UKPLab / sentence-transformers

State-of-the-Art Text Embeddings
https://www.sbert.net
Apache License 2.0
15.33k stars 2.48k forks source link

model distillation #507

Open ReySadeghi opened 4 years ago

ReySadeghi commented 4 years ago

hi, can I use "knowledge distillation" and "dimension reduction" for Bert-large? and if it is possible, for knowledge distillation how many layers should be remained in option2 ? and for dimension reduction which new size do you recommend for Bert-Large? thanks.

nreimers commented 4 years ago

Yes, you can also use them for BERT large.

Layers and dimension depends on what you need, i.e. you have a storage vs. performance trade-off (dimension) and a run-time vs. performance trade-off (layers).

ReySadeghi commented 4 years ago

i got this error in model_distilltaion.py , line "auto_model = student_model._first_module().model" error: torch.nn.modules.module.ModuleAttributeError: 'Transformer' object has no attribute 'model'

I loaded a finetuned BERT model use sentencetransformer().

nreimers commented 4 years ago

I think it has to be

auto_model = student_model._first_module().auto_model
ReySadeghi commented 4 years ago

thanks.

ReySadeghi commented 4 years ago

in case of model_distillation.py, I have finetuned my distilled model for 10 epochs, and used "SequentialEvaluator" consists of "MSEEvaluator" and "BinaryClassificationEvaluater", so I want to know the best model is saved depend of which evaluater? as I understood "BinaryClassificationEvaluater", save the best model depend on "cosin_avg_percision" and "MSEEvaluator" as in each epoch the loss reduces so the best model save on every epoch. is it true?
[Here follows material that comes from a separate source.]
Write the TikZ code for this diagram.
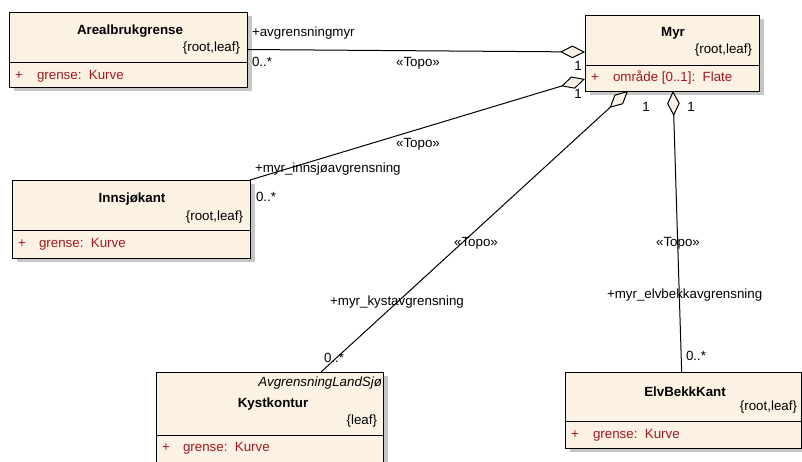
\documentclass[tikz,border=0pt]{standalone}
\usepackage{fontspec}
\setmainfont{Liberation Sans}
\usetikzlibrary{arrows.meta,shadows}
\definecolor{cfill}{RGB}{252,242,228}
\definecolor{attr}{RGB}{160,24,30}
\definecolor{shad}{RGB}{198,198,198}
\begin{document}
\begin{tikzpicture}[x=0.75pt,y=-0.75pt,
  every node/.style={inner sep=0pt, outer sep=0pt, font=\fontsize{10pt}{12pt}\selectfont},
  classbox/.style={draw=black, line width=0.75pt, fill=cfill,
     drop shadow={shadow xshift=3.5pt, shadow yshift=-3.2pt, fill=shad, opacity=1}},
  sepline/.style={line width=0.75pt},
  cname/.style={font=\fontsize{10pt}{12pt}\selectfont\bfseries},
  tagtext/.style={anchor=east},
  attrtext/.style={anchor=west, text=attr},
  lbl/.style={anchor=west},
  clbl/.style={anchor=center},
  assoc/.style={line width=0.75pt, {Diamond[length=18.75pt,width=9.5pt,fill=cfill,line width=0.75pt]}-}
]
\useasboundingbox (0,0) rectangle (802,461);

% classes
\node[classbox, minimum width=178.5pt, minimum height=56.25pt] (arb) at (128,49.5) {};
\node[classbox, minimum width=130.5pt, minimum height=57pt] (myr) at (672,53) {};
\node[classbox, minimum width=178.5pt, minimum height=58.5pt] (inn) at (131,219) {};
\node[classbox, minimum width=170.25pt, minimum height=75pt] (kyst) at (269.5,422) {};
\node[classbox, minimum width=177pt, minimum height=57pt] (elv) at (683,410) {};

% connectors
\draw[assoc] ([yshift=0.75pt]myr.west) -- (arb.east);
\draw[assoc] ([yshift=-19.5pt]myr.west) -- (inn.north east);
\draw[assoc] ([xshift=-33pt]myr.south) -- ([xshift=38.6pt]kyst.north);
\draw[assoc] ([xshift=0.75pt]myr.south) -- ([xshift=-1pt]elv.north);

% separators
\draw[sepline] (arb.west |- 0,62) -- (arb.east |- 0,62);
\draw[sepline] (myr.west |- 0,65) -- (myr.east |- 0,65);
\draw[sepline] (inn.west |- 0,230) -- (inn.east |- 0,230);
\draw[sepline] (kyst.west |- 0,435) -- (kyst.east |- 0,435);
\draw[sepline] (elv.west |- 0,421) -- (elv.east |- 0,421);

% Arealbrukgrense
\node[cname] (arbn) at (130,31) {Arealbrukgrense};
\node[tagtext] (arbt) at (240,48) {\{root,leaf\}};
\node[attrtext] (arbp) at (15,76) {+};
\node[attrtext] (arba) at (37,76) {grense:\ \ Kurve};

% Myr
\node[cname] (myrn) at (673,33) {Myr};
\node[tagtext] (myrt) at (752,50) {\{root,leaf\}};
\node[attrtext] (myrp) at (591,78) {+};
\node[attrtext] (myra) at (613,78) {område [0..1]:\ \ Flate};

% Innsjokant
\node[cname] (innn) at (132,199) {Innsjøkant};
\node[tagtext] (innt) at (243,217) {\{root,leaf\}};
\node[attrtext] (innp) at (18,244) {+};
\node[attrtext] (inna) at (39,244) {grense:\ \ Kurve};

% Kystkontur
\node[tagtext, font=\fontsize{10pt}{12pt}\selectfont\itshape] (kysts) at (382,383) {AvgrensningLandSjø};
\node[cname] (kystn) at (273,404) {Kystkontur};
\node[tagtext] (kystt) at (377,421) {\{leaf\}};
\node[attrtext] (kystp) at (162,448) {+};
\node[attrtext] (kysta) at (183,448) {grense:\ \ Kurve};

% ElvBekkKant
\node[cname] (elvn) at (685,392) {ElvBekkKant};
\node[tagtext] (elvt) at (797,407) {\{root,leaf\}};
\node[attrtext] (elvp) at (571,435) {+};
\node[attrtext] (elva) at (593,435) {grense:\ \ Kurve};

% association labels
\node[lbl] (l1a) at (252,33) {+avgrensningmyr};
\node[lbl] (l1b) at (252,62) {0..*};
\node[clbl] (l1c) at (418,63) {«Topo»};
\node[clbl] (l1d) at (578,66) {1};

\node[clbl] (l2d) at (578,94) {1};
\node[clbl] (l2c) at (418,144) {«Topo»};
\node[lbl] (l2a) at (255,169) {+myr\_innsjøavgrensning};
\node[lbl] (l2b) at (256,197) {0..*};

\node[clbl] (l3d) at (646,107) {1};
\node[clbl] (l3c) at (476,243) {«Topo»};
\node[clbl] (l3a) at (397,302) {+myr\_kystavgrensning};
\node[lbl] (l3b) at (324,358) {0..*};

\node[clbl] (l4d) at (691,107) {1};
\node[clbl] (l4c) at (678,243) {«Topo»};
\node[lbl] (l4a) at (607,295) {+myr\_elvbekkavgrensning};
\node[lbl] (l4b) at (686,356) {0..*};
\end{tikzpicture}
\end{document}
nreimers commented 4 years ago

You can pass a callable to SequentialEvaluator for the main_score_function parameter: https://github.com/UKPLab/sentence-transformers/blob/master/sentence_transformers/evaluation/SequentialEvaluator.py

By default, the score from the last evaluator is used to determine which model is saved. By setting main_score_function = lambda x: x[0] the score from the first evaluator would be used.